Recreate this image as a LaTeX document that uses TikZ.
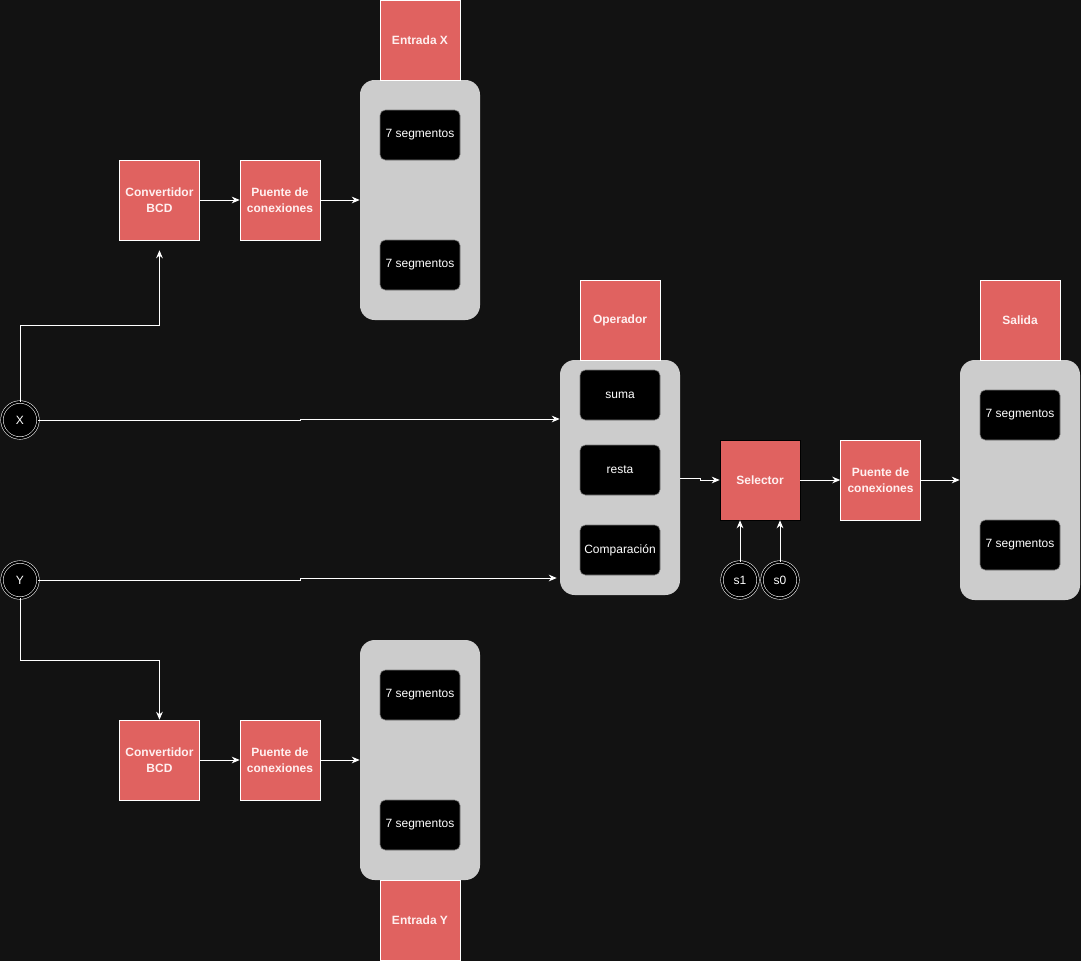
\documentclass[tikz,border=0pt]{standalone}
\usepackage{fontspec}
\setmainfont{Liberation Sans}
\usetikzlibrary{positioning, arrows.meta, calc}

\definecolor{bgdark}{HTML}{121212}
\definecolor{boxred}{HTML}{E06260}
\definecolor{boxtext}{HTML}{FFF0F0}
\definecolor{panelgray}{HTML}{CCCCCC}

\begin{document}
\begin{tikzpicture}[
        x=0.75pt, y=-0.75pt,
        node distance=30pt,
        redbox/.style={draw=white, fill=boxred, rectangle, minimum width=60pt, minimum height=60pt, inner sep=0pt, align=center, text=boxtext, font=\fontsize{9}{12}\selectfont\bfseries},
        panel/.style={fill=panelgray, rectangle, rounded corners=11pt, minimum width=90pt, inner sep=0pt},
        display/.style={draw=panelgray!60!black, fill=black, rectangle, rounded corners=4pt, minimum width=60pt, minimum height=37.5pt, inner sep=0pt, text=white, font=\fontsize{9}{12}\selectfont},
        terminal/.style={circle, draw=white, double=black, double distance=1.5pt, fill=black, minimum size=27pt, inner sep=0pt, text=white, font=\fontsize{9}{12}\selectfont},
        arrow/.style={-{Stealth[length=6pt, width=5pt]}, draw=white, line width=0.75pt}
    ]
    \useasboundingbox (0,0) rectangle (1081,961);
    \fill[bgdark] (0,0) rectangle (1081,961);

    % entrada X
    \node[panel, minimum height=180pt] (PanelX) at (420,200) {};
    \node[redbox, minimum height=60pt] (EntradaX) at (420,40) {Entrada X};
    \node[display] (SegX1) at (420,135) {7 segmentos};
    \node[display] (SegX2) at (420,265) {7 segmentos};
    \node[redbox] (PuenteX) at (280,200) {Puente de\\conexiones};
    \node[redbox, left=30pt of PuenteX] (ConvX) {Convertidor\\BCD};

    % entrada Y
    \node[panel, minimum height=180pt] (PanelY) at (420,760) {};
    \node[redbox] (EntradaY) at (420,920) {Entrada Y};
    \node[display] (SegY1) at (420,695) {7 segmentos};
    \node[display] (SegY2) at (420,825) {7 segmentos};
    \node[redbox] (PuenteY) at (280,760) {Puente de\\conexiones};
    \node[redbox, left=30pt of PuenteY] (ConvY) {Convertidor\\BCD};

    % operador
    \node[panel, minimum height=176.25pt] (PanelOp) at (620,477.5) {};
    \node[redbox] (Operador) at (620,320) {Operador};
    \node[display] (Suma) at (620,395) {suma};
    \node[display] (Resta) at (620,470) {resta};
    \node[display] (Comp) at (620,550) {Comparación};

    % selector y salida
    \node[redbox, draw=black] (Selector) at (760,480) {Selector};
    \node[redbox, right=30pt of Selector] (PuenteS) {Puente de\\conexiones};
    \node[panel, minimum height=180pt] (PanelS) at (1020,480) {};
    \node[redbox] (Salida) at (1020,320) {Salida};
    \node[display] (SegS1) at (1020,415) {7 segmentos};
    \node[display] (SegS2) at (1020,545) {7 segmentos};

    % entradas
    \node[terminal] (X) at (20,420) {X};
    \node[terminal] (Y) at (20,580) {Y};
    \node[terminal] (S1) at (740,580) {s1};
    \node[terminal] (S0) at (780,580) {s0};

    \coordinate (TurnX) at (20,325);
    \coordinate (TurnY) at (20,660);

    \draw[arrow] (X.north) -- (TurnX) -| ([yshift=-7.5pt]ConvX.south);
    \draw[arrow] (ConvX) -- (PuenteX);
    \draw[arrow] (PuenteX) -- (PanelX.west |- PuenteX);
    \draw[arrow] (Y.south) -- (TurnY) -| (ConvY.north);
    \draw[arrow] (ConvY) -- (PuenteY);
    \draw[arrow] (PuenteY) -- (PanelY.west |- PuenteY);
    \draw[arrow] (X.east) -- (300,420) -- (300,419) -- (PanelOp.west |- 0,419);
    \draw[arrow] (Y.east) -- (300,580) -- (300,578) -- ([xshift=-2.25pt]PanelOp.west |- 0,578);
    \draw[arrow] (PanelOp.east |- 0,478) -- (700,478) -- (700,480) -- (Selector.west);
    \draw[arrow] (Selector) -- (PuenteS);
    \draw[arrow] (PuenteS) -- (PanelS.west |- PuenteS);
    \draw[arrow] (S1.north) -- (S1.north |- Selector.south);
    \draw[arrow] (S0.north) -- (S0.north |- Selector.south);

\end{tikzpicture}
\end{document}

• [EXERCISE AIM] Give the data again exactly as written, with all pictures left out.

• [COMPLETE RESPONSE]
Recreate this image as a LaTeX document that uses TikZ.
\documentclass[tikz,border=0pt]{standalone}
\usepackage{fontspec}
\setmainfont{Liberation Sans}
\usetikzlibrary{positioning, arrows.meta, calc}

\definecolor{bgdark}{HTML}{121212}
\definecolor{boxred}{HTML}{E06260}
\definecolor{boxtext}{HTML}{FFF0F0}
\definecolor{panelgray}{HTML}{CCCCCC}

\begin{document}
\begin{tikzpicture}[
        x=0.75pt, y=-0.75pt,
        node distance=30pt,
        redbox/.style={draw=white, fill=boxred, rectangle, minimum width=60pt, minimum height=60pt, inner sep=0pt, align=center, text=boxtext, font=\fontsize{9}{12}\selectfont\bfseries},
        panel/.style={fill=panelgray, rectangle, rounded corners=11pt, minimum width=90pt, inner sep=0pt},
        display/.style={draw=panelgray!60!black, fill=black, rectangle, rounded corners=4pt, minimum width=60pt, minimum height=37.5pt, inner sep=0pt, text=white, font=\fontsize{9}{12}\selectfont},
        terminal/.style={circle, draw=white, double=black, double distance=1.5pt, fill=black, minimum size=27pt, inner sep=0pt, text=white, font=\fontsize{9}{12}\selectfont},
        arrow/.style={-{Stealth[length=6pt, width=5pt]}, draw=white, line width=0.75pt}
    ]
    \useasboundingbox (0,0) rectangle (1081,961);
    \fill[bgdark] (0,0) rectangle (1081,961);

    % entrada X
    \node[panel, minimum height=180pt] (PanelX) at (420,200) {};
    \node[redbox, minimum height=60pt] (EntradaX) at (420,40) {Entrada X};
    \node[display] (SegX1) at (420,135) {7 segmentos};
    \node[display] (SegX2) at (420,265) {7 segmentos};
    \node[redbox] (PuenteX) at (280,200) {Puente de\\conexiones};
    \node[redbox, left=30pt of PuenteX] (ConvX) {Convertidor\\BCD};

    % entrada Y
    \node[panel, minimum height=180pt] (PanelY) at (420,760) {};
    \node[redbox] (EntradaY) at (420,920) {Entrada Y};
    \node[display] (SegY1) at (420,695) {7 segmentos};
    \node[display] (SegY2) at (420,825) {7 segmentos};
    \node[redbox] (PuenteY) at (280,760) {Puente de\\conexiones};
    \node[redbox, left=30pt of PuenteY] (ConvY) {Convertidor\\BCD};

    % operador
    \node[panel, minimum height=176.25pt] (PanelOp) at (620,477.5) {};
    \node[redbox] (Operador) at (620,320) {Operador};
    \node[display] (Suma) at (620,395) {suma};
    \node[display] (Resta) at (620,470) {resta};
    \node[display] (Comp) at (620,550) {Comparación};

    % selector y salida
    \node[redbox, draw=black] (Selector) at (760,480) {Selector};
    \node[redbox, right=30pt of Selector] (PuenteS) {Puente de\\conexiones};
    \node[panel, minimum height=180pt] (PanelS) at (1020,480) {};
    \node[redbox] (Salida) at (1020,320) {Salida};
    \node[display] (SegS1) at (1020,415) {7 segmentos};
    \node[display] (SegS2) at (1020,545) {7 segmentos};

    % entradas
    \node[terminal] (X) at (20,420) {X};
    \node[terminal] (Y) at (20,580) {Y};
    \node[terminal] (S1) at (740,580) {s1};
    \node[terminal] (S0) at (780,580) {s0};

    \coordinate (TurnX) at (20,325);
    \coordinate (TurnY) at (20,660);

    \draw[arrow] (X.north) -- (TurnX) -| ([yshift=-7.5pt]ConvX.south);
    \draw[arrow] (ConvX) -- (PuenteX);
    \draw[arrow] (PuenteX) -- (PanelX.west |- PuenteX);
    \draw[arrow] (Y.south) -- (TurnY) -| (ConvY.north);
    \draw[arrow] (ConvY) -- (PuenteY);
    \draw[arrow] (PuenteY) -- (PanelY.west |- PuenteY);
    \draw[arrow] (X.east) -- (300,420) -- (300,419) -- (PanelOp.west |- 0,419);
    \draw[arrow] (Y.east) -- (300,580) -- (300,578) -- ([xshift=-2.25pt]PanelOp.west |- 0,578);
    \draw[arrow] (PanelOp.east |- 0,478) -- (700,478) -- (700,480) -- (Selector.west);
    \draw[arrow] (Selector) -- (PuenteS);
    \draw[arrow] (PuenteS) -- (PanelS.west |- PuenteS);
    \draw[arrow] (S1.north) -- (S1.north |- Selector.south);
    \draw[arrow] (S0.north) -- (S0.north |- Selector.south);

\end{tikzpicture}
\end{document}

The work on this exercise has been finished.